Quão relevantes deveriam ser a proximidade e a familiaridade para uma tragédia grega? De acordo com os tragediógrafos clássicos, zero. Sabemos que nos primórdios do género surgiram algumas peças que abordavam assuntos da chamada “vida real” – A Queda de Mileto de Frínico, por exemplo – mas na maior parte dos casos, os dramaturgos atenienses procuraram um outro tipo de “familiaridade”, mais subtil, simultaneamente mais abstracta e duradoura do que a proporcionada por referências detalhadas a acontecimentos reconhecíveis.

A tragédia estava muito mais interessada em explorar vigorosamente o riquíssimo veio do mito cujas histórias sobre um número relativamente pequeno de famílias divinas e humanas poderiam lembrar ao público os males próprios sem por isso o atolar nos vis detalhes da realidade que, estiolando a experiência, definham a verdade.

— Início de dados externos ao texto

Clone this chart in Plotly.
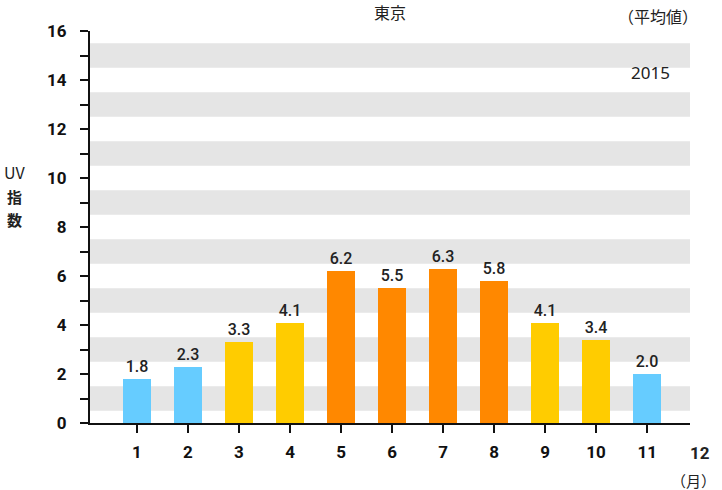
import plotly.graph_objects as go

months = [1, 2, 3, 4, 5, 6, 7, 8, 9, 10, 11]
uv_values = [1.8, 2.3, 3.3, 4.1, 6.2, 5.5, 6.3, 5.8, 4.1, 3.4, 2.0]
value_labels = ["1.8", "2.3", "3.3", "4.1", "6.2", "5.5", "6.3", "5.8", "4.1", "3.4", "2.0"]
bar_colors = ["#66CCFF", "#66CCFF", "#FFCC00", "#FFCC00", "#FF8800", "#FF8800",
              "#FF8800", "#FF8800", "#FFCC00", "#FFCC00", "#66CCFF"]
y_ticks = [0, 2, 4, 6, 8, 10, 12, 14, 16]
x_tick_labels = [str(m) for m in months]

FONT = "Roboto, 'Noto Sans CJK JP', sans-serif"
JFONT = "'Noto Sans CJK JP', 'Noto Sans', sans-serif"

fig = go.Figure()
fig.add_trace(go.Bar(
    x=months, y=uv_values, marker=dict(color=bar_colors, line=dict(width=0)),
    width=0.54, text=value_labels, textposition="outside",
    textfont=dict(size=16, color="#222222", family=FONT, weight=500),
    cliponaxis=False, hoverinfo="skip",
))

shapes = []
for k in range(8):
    shapes.append(dict(type="rect", xref="paper", yref="y", x0=0, x1=1,
                       y0=0.5 + 2 * k, y1=1.5 + 2 * k, fillcolor="#E5E5E5",
                       line=dict(width=0), layer="below"))

W, H = 722, 490
l, r, t, b = 90, 32, 31, 67
pw, ph = W - l - r, H - t - b


def px(x, y):
    return (x - l) / pw, 1 - (y - t) / ph


def ann(text, x, y, size, xanchor="center", family=JFONT, weight="normal"):
    ax, ay = px(x, y)
    return dict(text=text, x=ax, y=ay, xref="paper", yref="paper", showarrow=False,
                xanchor=xanchor, yanchor="middle",
                font=dict(size=size, color="#222222", family=family, weight=weight))


fig.update_layout(
    width=W, height=H, margin=dict(l=l, r=r, t=t, b=b),
    plot_bgcolor="white", paper_bgcolor="white", showlegend=False,
    shapes=shapes, bargap=0,
    font=dict(family=FONT, color="#111111"),
    xaxis=dict(range=[0.08, 11.84], tickvals=months, ticktext=x_tick_labels,
               ticks="outside", ticklen=8, tickwidth=2, tickcolor="#111111",
               showline=True, linecolor="#111111", linewidth=2,
               showgrid=False, zeroline=False, ticklabelstandoff=5,
               tickfont=dict(size=17, family=FONT, weight="bold", color="#111111")),
    yaxis=dict(range=[0, 16], tickvals=y_ticks, ticks="outside", ticklen=8,
               tickwidth=2, tickcolor="#111111", showline=True,
               linecolor="#111111", linewidth=2, showgrid=False, zeroline=False,
               minor=dict(dtick=1, ticks="outside", ticklen=8, tickwidth=2,
                          tickcolor="#111111", showgrid=False),
               ticklabelstandoff=10,
               tickfont=dict(size=17, family=FONT, weight="bold", color="#111111")),
    annotations=[
        ann("東京", 390, 12, 16),
        ann("12", 700, 453, 17, family=FONT, weight="bold"),
        ann("（月）", 718, 480, 15, xanchor="right"),
        ann("（平均値）", 700, 16, 16, xanchor="right"),
        ann("2015", 650, 73, 17, family="'Noto Sans', sans-serif"),
        ann("UV", 14, 172, 16),
        ann("指", 14, 196, 15, weight="bold"),
        ann("数", 14, 219, 15, weight="bold"),
    ],
)

fig.write_html("out.html")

Enquanto Clemenza fecha a braguilha, a erva alta ondeia ao vento e, apesar de nunca termos estado em Long Island, é-nos familiar e estranha aquela frieza com que reconhecemos que a brutalidade pode ser calorosa, despreocupada, idílica até: Leave the gun. Take the cannoli. E o insuportável silêncio recolhe o peso oculto, não apenas do nosso remorso – logo nós, que nunca participámos num homicídio – mas de aquela tarde crescer em torno da espessura de uma verdade em cujos alçapões do sono continuaremos a cair, ávidos por lautos banquetes de cannoli, ricotta e catarse para que Mortágua nunca foi convidada.